American photographer, doctor (1804–1873)

Henry Coit Perkins (November 13, 1804 – February 1, 1873) was a medical doctor and a pioneer in the science of photography in the United States.

He was born in Newburyport, Massachusetts on November 13, 1804 in "one of the upper chambers" of the Wolfe Tavern, a local hotel and restaurant of which his father, Thomas Perkins, was briefly the innkeeper. Perkins graduated with an undergraduate degree from Harvard in 1824 and graduated from Harvard Medical School in 1827.

He married Harriet Davenport in 1828.

In addition to his medical practice, Perkins was interested in a wide variety of scientific topics and he kept abreast of the scientific discoveries of his day. After immersing himself in the innovations of French photography pioneer Louis Daguerre, Perkins created some of the earliest landscape photographs in the United States using the daguerreotype method, also known as "solar painting". His daguerreotype depicting a view of the city of Newburyport, Massachusetts taken from the steeple of a church in October 1839 was included in the exhibition East of the Mississippi: Nineteenth-Century American Landscape Photography at the National Gallery of Art in Washington, D.C., in 2017. Diane Waggoner, who curated the 2017 exhibition, explains that “Perkins was among the first to adapt the bird’s-eye perspective to the daguerreotype.
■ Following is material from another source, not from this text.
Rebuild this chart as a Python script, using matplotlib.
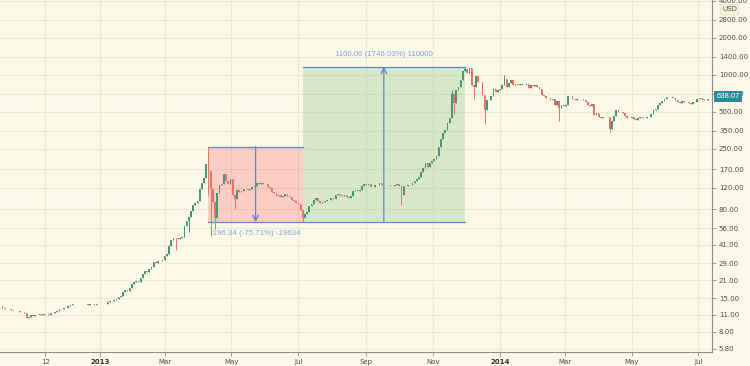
import numpy as np
import pandas as pd
import matplotlib
matplotlib.use('Agg')
import matplotlib.pyplot as plt
import matplotlib.dates as mdates
from matplotlib.patches import Rectangle
from matplotlib.ticker import FixedLocator, NullLocator, FuncFormatter

# closing prices, one value every second day starting 2012-10-02
close_oct12 = [13.0, 12.6, 12.4, 12.2, 12.3, 12.0, 11.9, 11.8, 11.9, 11.7, 11.6, 11.4, 10.4, 10.6, 10.9]
close_nov12 = [10.8, 10.9, 11.0, 11.1, 11.0, 11.1, 11.2, 11.0, 11.3, 11.4, 11.6, 11.8, 12.2, 12.3, 12.5]
close_dec12 = [12.6, 13.0, 13.3, 13.4, 13.5, 13.4, 13.6, 13.5, 13.4, 13.5, 13.3, 13.4, 13.5, 13.3, 13.4, 13.5]
close_jan13 = [13.4, 13.5, 13.6, 13.9, 14.2, 14.3, 14.5, 14.8, 15.5, 15.8, 16.8, 17.4, 17.3, 18.2, 19.6]
close_feb13 = [20.4, 20.6, 20.4, 22.2, 23.8, 25.1, 24.8, 26.0, 26.9, 29.5, 29.4, 30.0, 30.5, 31.0]
close_mar13 = [33.5, 34.5, 40.2, 44.6, 47.0, 46.6, 46.0, 46.9, 47.2, 58.0, 64.0, 69.0, 78.0, 86.0, 90.0, 93.0]
close_apr13 = [117, 132, 143, 187, 165, 118, 92, 68, 108, 126, 128, 154, 137, 128, 140]
close_may13 = [105, 97, 115, 111, 112, 117, 117, 114, 118, 122, 123, 131, 128, 131, 128]
close_jun13 = [129, 122, 120, 110, 108, 103, 104, 100, 103, 107, 103, 101, 96, 93, 90]
close_jul13 = [88, 79, 68, 73, 76, 85, 89, 96, 98, 94, 90, 91, 94, 96, 95, 98]
close_aug13 = [97, 104, 107, 105, 103, 104, 100, 99, 102, 113, 114, 112, 115, 123, 129]
close_sep13 = [127, 129, 121, 121, 125, 127, 130, 127, 126, 126, 126, 124, 124, 126, 128]
close_oct13 = [124, 104, 123, 124, 125, 127, 131, 135, 140, 147, 160, 175, 190, 178, 190, 198]
close_nov13 = [205, 216, 257, 300, 335, 355, 405, 440, 703, 590, 750, 800, 910, 1080, 1120]
close_dec13 = [1030, 1130, 830, 790, 970, 880, 880, 690, 520, 620, 620, 670, 760, 720, 750]
close_jan14 = [770, 820, 930, 800, 850, 900, 830, 840, 820, 840, 830, 820, 840, 780, 820, 810]
close_feb14 = [820, 800, 760, 680, 670, 650, 650, 620, 630, 570, 610, 540, 570, 560]
close_mar14 = [565, 670, 670, 630, 620, 630, 640, 630, 620, 600, 570, 560, 580, 470, 490]
close_apr14 = [450, 440, 450, 450, 450, 360, 420, 460, 520, 500, 500, 490, 460, 440, 445]
close_may14 = [450, 435, 430, 440, 450, 440, 445, 450, 450, 480, 520, 525, 570, 585, 610, 630]
close_jun14 = [665, 655, 655, 650, 620, 595, 590, 610, 595, 595, 590, 580, 595, 600, 640]
close_jul14 = [645, 630, 625, 625, 638.07]

# wick extremes
low_dates = ['2013-03-11', '2013-03-23', '2013-04-10', '2013-04-12', '2013-04-16', '2013-05-04',
             '2013-07-05', '2013-10-03', '2013-11-20', '2013-12-08', '2013-12-18', '2014-02-24', '2014-04-11']
low_vals = [37, 52, 105, 48, 55, 80, 63.0, 86, 480, 640, 400, 420, 340]
high_dates = ['2013-04-10', '2013-11-18', '2013-11-30', '2014-01-05']
high_vals = [259.34, 755, 1163.0, 1000]

y_ticks = [5.8, 8, 11, 15, 21, 29, 41, 56, 80, 120, 170, 250, 350, 500, 700, 1000, 1400, 2000, 2800, 4000]
x_tick_dates = ['2012-11-12', '2013-01-01', '2013-03-01', '2013-05-01', '2013-07-01', '2013-09-01',
                '2013-11-01', '2014-01-01', '2014-03-01', '2014-05-01', '2014-07-01']
x_tick_labels = ['12', '2013', 'Mar', 'May', 'Jul', 'Sep', 'Nov', '2014', 'Mar', 'May', 'Jul']

closes = np.array(close_oct12 + close_nov12 + close_dec12 + close_jan13 + close_feb13 + close_mar13 +
                  close_apr13 + close_may13 + close_jun13 + close_jul13 + close_aug13 + close_sep13 +
                  close_oct13 + close_nov13 + close_dec13 + close_jan14 + close_feb14 + close_mar14 +
                  close_apr14 + close_may14 + close_jun14 + close_jul14, dtype=float)
dates = pd.date_range('2012-10-02', periods=len(closes), freq='2D')
opens = np.concatenate([[closes[0]], closes[:-1]])
highs = np.maximum(opens, closes)
lows = np.minimum(opens, closes)
for d, v in zip(low_dates, low_vals):
    i = dates.get_indexer([pd.Timestamp(d)], method='nearest')[0]
    lows[i] = v
for d, v in zip(high_dates, high_vals):
    i = dates.get_indexer([pd.Timestamp(d)], method='nearest')[0]
    highs[i] = v

bg = '#fdf9e9'
up_col = '#4f927a'
down_col = '#e27666'
blue = '#5a86cc'
text_blue = '#7ba5d8'

fig = plt.figure(figsize=(7.5, 3.66), dpi=100, facecolor=bg)
ax = fig.add_axes([0, 14 / 366, 712 / 750, 352 / 366])
ax.set_facecolor(bg)
plt.rcParams['font.family'] = ['Liberation Sans', 'DejaVu Sans']

xd = mdates.date2num(dates)
cols = [up_col if c >= o else down_col for o, c in zip(opens, closes)]

# measuring boxes
t_a = mdates.date2num(pd.Timestamp('2013-04-10'))
t_b = mdates.date2num(pd.Timestamp('2013-07-05'))
t_c = mdates.date2num(pd.Timestamp('2013-11-30'))
top1 = highs[dates.get_indexer([pd.Timestamp('2013-04-10')])[0]]
bottom = lows[dates.get_indexer([pd.Timestamp('2013-07-05')])[0]]
top2 = highs[dates.get_indexer([pd.Timestamp('2013-11-30')])[0]]

ax.add_patch(Rectangle((t_a, bottom), t_b - t_a, top1 - bottom, fc=(242/255, 54/255, 69/255, 0.22), ec='none', zorder=1))
ax.add_patch(Rectangle((t_b, bottom), t_c - t_b, top2 - bottom, fc=(76/255, 175/255, 80/255, 0.22), ec='none', zorder=1))
ax.plot([t_a, t_b], [top1, top1], color=blue, lw=0.9, zorder=2)
ax.plot([t_b, t_c], [top2, top2], color=blue, lw=0.9, zorder=2)
ax.plot([t_a, t_c], [bottom, bottom], color=blue, lw=0.9, zorder=2)
m1 = (t_a + t_b) / 2
m2 = (t_b + t_c) / 2
ax.annotate('', xy=(m1, bottom), xytext=(m1, top1),
            arrowprops=dict(arrowstyle='->', color=blue, lw=0.9, shrinkA=0, shrinkB=0), zorder=2)
ax.annotate('', xy=(m2, top2), xytext=(m2, bottom),
            arrowprops=dict(arrowstyle='->', color=blue, lw=0.9, shrinkA=0, shrinkB=0), zorder=2)

d1 = bottom - top1
d2 = top2 - bottom
ax.annotate(f'{d1:.2f} ({d1 / top1 * 100:.2f}%) {d1 * 100:.0f}', xy=(m1, bottom), xytext=(0, -8.5),
            textcoords='offset points', ha='center', va='center', color=text_blue, fontsize=5.7, zorder=2)
ax.annotate(f'{d2:.2f} ({d2 / bottom * 100:.2f}%) {d2 * 100:.0f}', xy=(m2, top2), xytext=(0, 8.5),
            textcoords='offset points', ha='center', va='center', color=text_blue, fontsize=5.7, zorder=2)

# candles
ax.vlines(xd, lows, highs, colors=cols, lw=0.7, zorder=3)
ax.bar(xd, np.abs(closes - opens), bottom=np.minimum(opens, closes), width=1.5,
       color=cols, linewidth=0, zorder=3)

ax.set_yscale('log')
ax.set_ylim(5.48, 4074)
ax.set_xlim(mdates.date2num(pd.Timestamp('2013-01-01')) - 91.2,
            mdates.date2num(pd.Timestamp('2013-01-01')) + 558.4)

ax.yaxis.tick_right()
ax.yaxis.set_major_locator(FixedLocator(y_ticks))
ax.yaxis.set_minor_locator(NullLocator())
ax.yaxis.set_major_formatter(FuncFormatter(lambda v, p: f'{v:.2f}'))
ax.xaxis.set_major_locator(FixedLocator(mdates.date2num(pd.to_datetime(x_tick_dates))))
ax.xaxis.set_major_formatter(FuncFormatter(lambda v, p: x_tick_labels[p] if p is not None and p < len(x_tick_labels) else ''))
ax.xaxis.set_minor_locator(NullLocator())
ax.tick_params(axis='both', labelsize=5, colors='#8a8a8a', labelcolor='#4d4d4d', length=3, width=0.6, pad=2)
for lbl in ax.get_xticklabels():
    if lbl.get_text() in ('2013', '2014'):
        lbl.set_fontweight('bold')
        lbl.set_color('#333333')

ax.grid(True, color='#efe9d3', lw=0.8, zorder=0)
ax.set_axisbelow(True)
for s in ['top', 'left']:
    ax.spines[s].set_visible(False)
for s in ['right', 'bottom']:
    ax.spines[s].set_color('#8f8f8f')
    ax.spines[s].set_linewidth(0.8)

# last price label and currency
ax.annotate(f'{closes[-1]:.2f}', xy=(1.0, closes[-1]), xycoords=('axes fraction', 'data'),
            xytext=(3, 1.5), textcoords='offset points', ha='left', va='center', color='white', fontsize=5.5,
            bbox=dict(boxstyle='square,pad=0.3', fc='#2b8b9b', ec='none'), zorder=5)
ax.text(1.025, 0.972, 'USD', transform=ax.transAxes, ha='center', va='center', fontsize=5, color='#4d4d4d',
        bbox=dict(boxstyle='round,pad=0.25', fc='#f6f1dd', ec='#e2ddca', lw=0.5))

fig.savefig('out.png', dpi=100, facecolor=bg)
Correlating to the kind of compositions found in topographical prints, his photographic town view was likely the first to be made in the United States.” Perkins gave a lecture on daguerreotypes and displayed his recent photographs in this area at the Newburyport Lyceum in February 1840.

Henry Coit Perkins died at 68 on February 1, 1873. He is buried, along with his wife Harriet Davenport, in the Oak Hill Cemetery in Newburyport. His daguerrotypes and papers, as well as a portrait, are in the collection of the Museum of Old Newbury, in Newburyport.